Women Wage Peace

The Diversity Team is holding thinking sessions \ Kadia Moses

WWP Diversity Team is instigating a series of thinking sessions in order to explore complex issues as part of the movement’s activities. The sessions will take place in different parts of the country. The first session dealt with the following questions: Why are the participation and visibility of Israeli Arab women so limited within the movement? How can we develop Israeli, Arab, Christian, Muslim, Jewish and Palestinian participation? What are the challenges and what are the possibilities?

On Tuesday, 17.1.2017, about fifty women, twelve of whom were Israeli Arabs, (about ten women could not attend because of financial reason and/or because the meeting took place in the evening), met in ‘Beit Hagefen’ in Haifa to have a heart to heart discussion. The discussion was moderated by Nurit Hajjaj and Ulfat Haider (a Jew and an Arab).

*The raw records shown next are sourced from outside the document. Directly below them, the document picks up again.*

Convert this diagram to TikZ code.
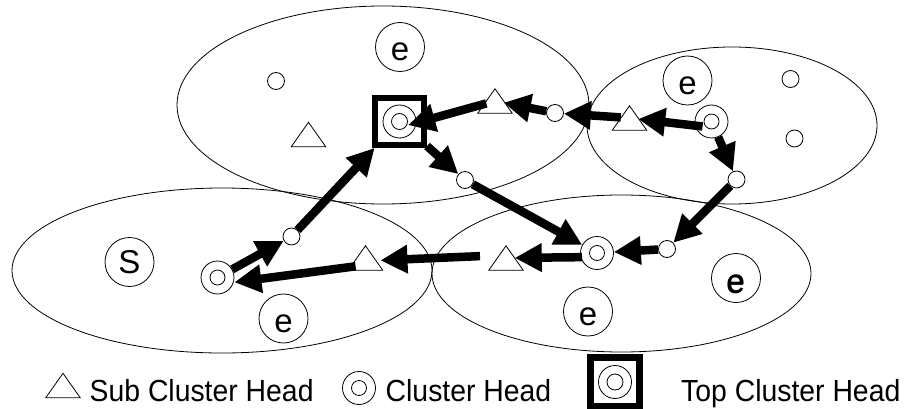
\documentclass[tikz,border=0pt]{standalone}
\usepackage{fontspec}
\setmainfont{Liberation Sans}
\newfontfamily\legendfont[FakeStretch=0.93]{Liberation Sans}
\usetikzlibrary{arrows.meta}

\tikzset{
  region/.style={draw, line width=0.8pt},
  sensor/.style={circle, draw, line width=0.8pt, minimum size=17pt, inner sep=0pt},
  event/.style={circle, draw, line width=0.8pt, minimum size=49pt, inner sep=0pt,
    font=\fontsize{33}{33}\selectfont, text height=28pt, text depth=0pt},
  source/.style={event, text height=22pt},
  chead/.style={circle, draw, line width=0.8pt, minimum size=33pt, inner sep=0pt,
    path picture={\draw[line width=0.8pt] (path picture bounding box.center) circle (7.5pt);}},
  tophead/.style={rectangle, draw, line width=6pt, minimum width=49pt, minimum height=47pt,
    inner sep=0pt,
    path picture={\draw[line width=0.8pt] (path picture bounding box.center) circle (16.5pt) circle (8pt);}},
  tri/.style={rectangle, minimum width=17pt, minimum height=24pt, inner sep=0pt},
  hop/.style={line width=8.5pt, -{Triangle[length=27pt, width=27pt]}},
  legendtext/.style={font=\legendfont\fontsize{30.5}{36}\selectfont, anchor=base west, inner sep=0pt},
}
% triangle outline over a tri node (sub cluster head)
\newcommand\drawtri[1]{\draw[line width=0.8pt, line join=miter]
  ([xshift=-8.5pt]#1.south west) -- (#1.north) -- ([xshift=8.5pt]#1.south east) -- cycle;}

\begin{document}
\begin{tikzpicture}[x=1pt, y=-1pt]
\useasboundingbox (0,0) rectangle (909,409);

% clusters
\draw[region] (383,105) ellipse [x radius=206pt, y radius=99pt];
\draw[region] (732,125.5) ellipse [x radius=145pt, y radius=78.5pt];
\draw[region] (222,270.5) ellipse [x radius=210pt, y radius=82.5pt];
\draw[region] (621.5,273.5) ellipse [x radius=189.5pt, y radius=78.5pt];

% upper middle cluster
\node[event] (eT) at (400,47) {e};
\node[sensor] (s1) at (276,81) {};
\node[tri] (tT1) at (308.5,134.5) {};
\node[tophead] (top) at (399.5,121.5) {};
\node[tri] (tT2) at (495,101) {};
\node[sensor] (s2) at (555,113) {};
\node[sensor] (s3) at (465,180) {};

% upper right cluster
\node[event] (eR) at (687.5,80.5) {e};
\node[sensor] (s4) at (790.5,79) {};
\node[sensor] (s5) at (794.5,138.5) {};
\node[chead] (cR) at (711.5,121.5) {};
\node[tri] (tR) at (629.5,118) {};
\node[sensor] (s6) at (736.5,179.5) {};

% lower left cluster
\node[source] (src) at (129.5,262) {S};
\node[chead] (cL) at (217.5,277.5) {};
\node[sensor] (s7) at (291.5,236.5) {};
\node[event] (eL) at (283.5,318.5) {e};
\node[tri] (tL) at (365.5,258) {};

% lower right cluster
\node[chead] (cB) at (597,253) {};
\node[sensor] (s8) at (667,249) {};
\node[tri] (tB) at (506,258) {};
\node[event] (eB1) at (588,311.5) {e};
\node[event] (eB2) at (736,278) {e\llap{\raisebox{-1.8pt}{e\kern0.6pt}}};

\foreach \t in {tT1,tT2,tR,tL,tB} {\drawtri{\t}}

% routing path
\draw[hop] (cL) -- (s7);
\draw[hop] (s7) -- (top);
\draw[hop] (top) -- (s3);
\draw[hop] (s3) -- (cB);
\draw[hop, shorten <=15pt] ([yshift=-4pt]cB.center) -- (tB);
\draw[hop, shorten <=26pt, shorten >=15pt] ([yshift=3pt]tB.center) -- ([yshift=-3pt]tL.center);
\draw[hop, shorten <=10pt, shorten >=17pt] ([yshift=-7pt]tL.center) -- ([yshift=-7pt]cL.center);
\draw[hop] (s8) -- (cB);
\draw[hop] (s6) -- (s8);
\draw[hop] (cR) -- (s6);
\draw[hop, shorten <=9pt] ([yshift=-6pt]cR.center) -- (tR);
\draw[hop] (tR) -- (s2);
\draw[hop] (s2) -- (tT2);
\draw[hop, shorten >=9pt] (tT2) -- ([yshift=-6pt]top.center);

% legend
\node[tri] (legT) at (63,385.5) {};
\drawtri{legT}
\node[legendtext] (legTtext) at (89.5,401) {Sub Cluster Head};
\node[chead, minimum size=33pt] (legC) at (359,388) {};
\node[legendtext] (legCtext) at (385.5,401) {Cluster Head};
\node[tophead, line width=7pt, minimum height=49pt] (legTop) at (615,382) {};
\node[legendtext] (legToptext) at (681,401) {Top Cluster Head};
\end{tikzpicture}
\end{document}
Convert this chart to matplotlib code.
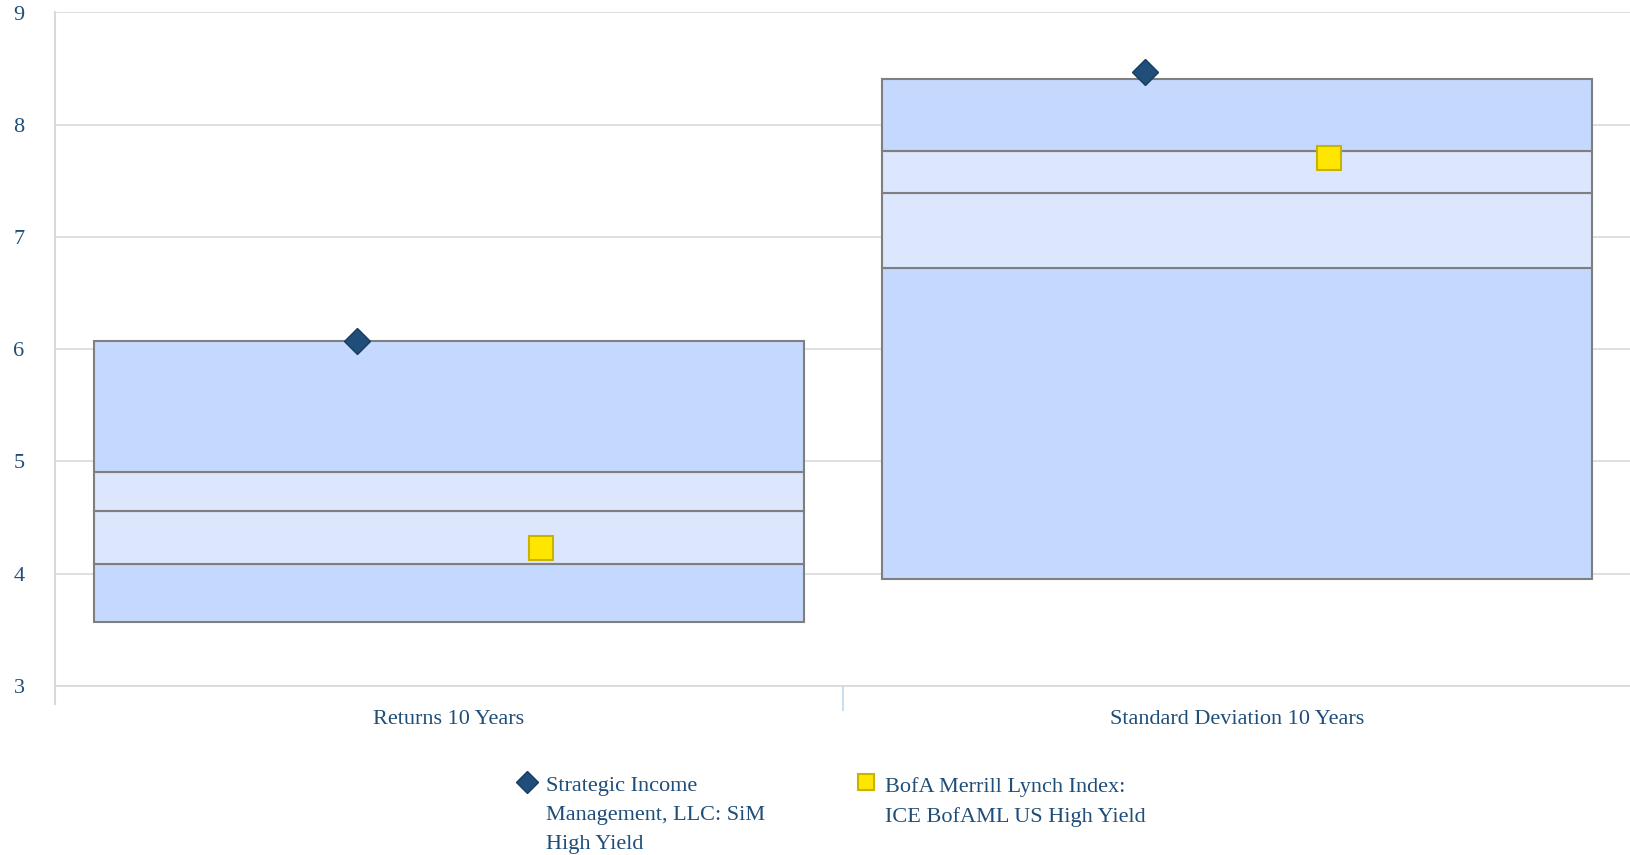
import matplotlib
matplotlib.use("Agg")
import numpy as np
from matplotlib import pyplot as plt

# categories and percentile bands (5th, 25th, median, 75th, 95th)
categories = ["Returns 10 Years", "Standard Deviation 10 Years"]
p05 = [3.57, 3.95]
p25 = [4.09, 6.72]
p50 = [4.56, 7.39]
p75 = [4.91, 7.77]
p95 = [6.07, 8.41]

# series values
sim_values = [6.07, 8.47]
index_values = [4.23, 7.70]
series_names = ["Strategic Income\nManagement, LLC: SiM\nHigh Yield",
                "BofA Merrill Lynch Index:\nICE BofAML US High Yield"]
y_ticks = [3, 4, 5, 6, 7, 8, 9]

text_color = "#1F4E79"
dark_fill = "#C5D8FD"
light_fill = "#DCE6FC"
edge = "#7F7F7F"

plt.rcParams["font.family"] = ["Liberation Serif", "DejaVu Serif"]

fig = plt.figure(figsize=(16.31, 8.55), dpi=100)
ax = fig.add_axes([55 / 1631, 1 - 686 / 855, 1 - 55 / 1631, (686 - 12.5) / 855])

x = np.arange(len(categories))
w = 0.9
bands = [(p05, p25, dark_fill), (p25, p50, light_fill),
         (p50, p75, light_fill), (p75, p95, dark_fill)]
for b0, b1, col in bands:
    ax.bar(x, np.array(b1) - np.array(b0), bottom=b0, width=w, color=col,
           edgecolor=edge, linewidth=1.5, zorder=2)

ax.plot(x - 0.117, sim_values, linestyle="none", marker="D", markersize=13,
        markerfacecolor=text_color, markeredgecolor="#173D60", markeredgewidth=1, zorder=4)
ax.plot(x + 0.117, index_values, linestyle="none", marker="s", markersize=17,
        markerfacecolor="#FFE600", markeredgecolor="#C8B400", markeredgewidth=1.5, zorder=4)

ax.set_xlim(-0.5, len(categories) - 0.5)
ax.set_ylim(3, 9)
ax.set_yticks(y_ticks)
ax.yaxis.grid(True, color="#D9D9D9", linewidth=1.2, zorder=0)
ax.set_axisbelow(True)
for s in ["top", "right"]:
    ax.spines[s].set_visible(False)
ax.spines["left"].set_color("#D9D9D9")
ax.spines["left"].set_linewidth(1.5)
ax.spines["left"].set_bounds(2.84, 9)
ax.spines["bottom"].set_color("#D9D9D9")
ax.spines["bottom"].set_linewidth(1.2)

ax.tick_params(axis="y", length=0, pad=22, labelsize=16, labelcolor=text_color)
ax.set_xticks(x)
ax.set_xticklabels(categories)
ax.tick_params(axis="x", length=0, pad=17, labelsize=16, labelcolor=text_color)
ax.set_xticks([0.5], minor=True)
ax.tick_params(axis="x", which="minor", length=18, width=1.2, color="#BDD7EE")

# legend drawn by hand so the marker sits by the first line
ax.plot([527 / 1631], [1 - 782 / 855], transform=fig.transFigure, clip_on=False,
        marker="D", markersize=11, markerfacecolor=text_color, markeredgecolor="#173D60",
        linestyle="none")
ax.plot([866 / 1631], [1 - 782 / 855], transform=fig.transFigure, clip_on=False,
        marker="s", markersize=12, markerfacecolor="#FFE600", markeredgecolor="#C8B400",
        markeredgewidth=1.5, linestyle="none")
fig.text(546 / 1631, 1 - 777 / 855, series_names[0], fontsize=16, color=text_color,
         va="top", ha="left", linespacing=1.7)
fig.text(885 / 1631, 1 - 777 / 855, series_names[1], fontsize=16, color=text_color,
         va="top", ha="left", linespacing=1.7)

fig.savefig("out.png", dpi=100)
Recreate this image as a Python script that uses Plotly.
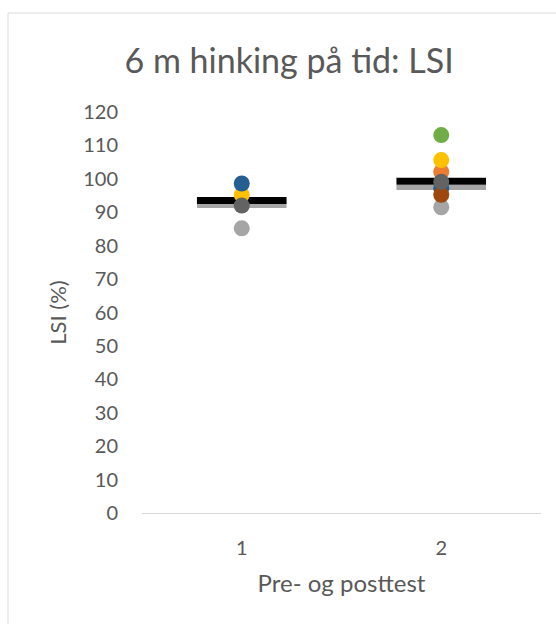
import plotly.graph_objects as go

# Test occasions (pre = 1, post = 2)
occasions = [1, 2]
tick_labels = ["1", "2"]

# LSI (%) per participant at each occasion; None = not shown
p_blue = [98.6, 97.2]
p_orange = [None, 102.1]
p_green = [None, 113.1]
p_yellow = [95.2, 105.6]
p_brown = [None, 95.2]
p_lightgray = [85.2, 91.5]
p_darkgray = [92.0, 99.1]

# Group summary dashes
group_mean = [93.5, 99.3]
group_median = [92.0, 97.4]

y_ticks = list(range(0, 121, 10))

FONT = "Lato, 'Open Sans', sans-serif"
TXT = "#595959"

fig = go.Figure()

# Summary dashes drawn first so the participant dots sit on top
fig.add_trace(go.Scatter(
    x=occasions, y=group_median, mode="markers", name="Median",
    marker=dict(symbol="line-ew", size=64, line=dict(color="#A5A5A5", width=5)),
))
fig.add_trace(go.Scatter(
    x=occasions, y=group_mean, mode="markers", name="Gjennomsnitt",
    marker=dict(symbol="line-ew", size=64, line=dict(color="#000000", width=7)),
))

participants = [
    ("Deltaker 2", p_orange, "#ED7D31"),
    ("Deltaker 3", p_lightgray, "#A5A5A5"),
    ("Deltaker 4", p_yellow, "#FFC000"),
    ("Deltaker 6", p_green, "#70AD47"),
    ("Deltaker 7", p_blue, "#255E91"),
    ("Deltaker 8", p_brown, "#9E480E"),
    ("Deltaker 9", p_darkgray, "#636363"),
]
for name, vals, col in participants:
    fig.add_trace(go.Scatter(
        x=occasions, y=vals, mode="markers", name=name,
        marker=dict(symbol="circle", size=16, color=col, line=dict(width=0)),
    ))

fig.update_layout(
    width=556, height=624,
    margin=dict(l=142, r=15, t=112, b=111),
    paper_bgcolor="white", plot_bgcolor="white",
    showlegend=False,
    font=dict(family=FONT, color=TXT, size=20),
    title=dict(
        text="6 m hinking på tid: LSI",
        x=0.52, xanchor="center", y=1 - 61 / 624, yanchor="middle",
        font=dict(family=FONT, size=34, color=TXT),
    ),
    xaxis=dict(
        range=[0.5, 2.5], tickmode="array", tickvals=occasions, ticktext=tick_labels,
        showgrid=False, zeroline=False, showline=False,
        ticks="outside", ticklen=17, tickcolor="rgba(0,0,0,0)",
        tickfont=dict(size=20, color=TXT),
        title=dict(text="Pre- og posttest", font=dict(size=24, color=TXT), standoff=17),
    ),
    yaxis=dict(
        range=[0, 120], tickmode="array", tickvals=y_ticks,
        showgrid=False, zeroline=True, zerolinecolor="#D9D9D9", zerolinewidth=1,
        showline=False,
        ticks="outside", ticklen=19, tickcolor="rgba(0,0,0,0)",
        tickfont=dict(size=20, color=TXT),
        title=dict(text="LSI (%)", font=dict(size=22, color=TXT), standoff=10),
    ),
    shapes=[
        dict(type="rect", xref="paper", yref="paper",
             x0=(8 - 142) / 399, x1=2.0, y0=-1.0, y1=(513 - 13) / 401,
             line=dict(color="#D9D9D9", width=1), fillcolor="rgba(0,0,0,0)",
             layer="below"),
    ],
)

fig.write_html("out.html")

The meeting proved to be loaded with complications. Harsh words were uttered, words such as: ‘Where were you for the past 70 years? What do you want of us? We are suspicious of you. Arab women did not wish to come.’

On the other hand, we heard warm words too: appreciation and excitement about the meeting; hope and the understanding that, as women, we can work together; excitement and curiosity about women working towards peace.  Arab women asked us not to make a distinction between Arabs and Jews – we are all Israelis, they stressed.

There was some misunderstanding as to the aims of the movement and what is happening within it.  This hampered the discussion and brought about disagreement concerning the issues raised, issues such as the movement’s direction and activities on the ground, the construction of a smaller Arab/Jewish thinking group. Often, we had the feeling that we are talking in ‘different languages’ and that the gap between the past and present, old and new is extremely wide.

It was an evening of many expressed thoughts and emotions. There were suggestions for activities in order to learn to know each other better, for local co-operation and even for a gigantic art project. We came to various conclusions concerning discussions in large groups versus smaller groups and of the need to fight for the aims and needs of the women who have come.

To summarise the evening, most Arab women I spoke to have a great wish to work together with us. Some said that it was a wonderful evening and that they had not believed so many Jewish women will arrive. Some suggested that we are all pieces in the same puzzle and that cooperation is only natural. Others felt that the movement seemed to be created for them. There seemed to be a need to find a way to know each other better and to express our women’s solidarity. Almost all the Arab women wished to get used to and understand the movement’s ideology. But, others are already cooperating with Jewish women and work locally.

One participant, Hiyam, summed up her experience this way: We’re here to find out what’s going on and will act on it with love.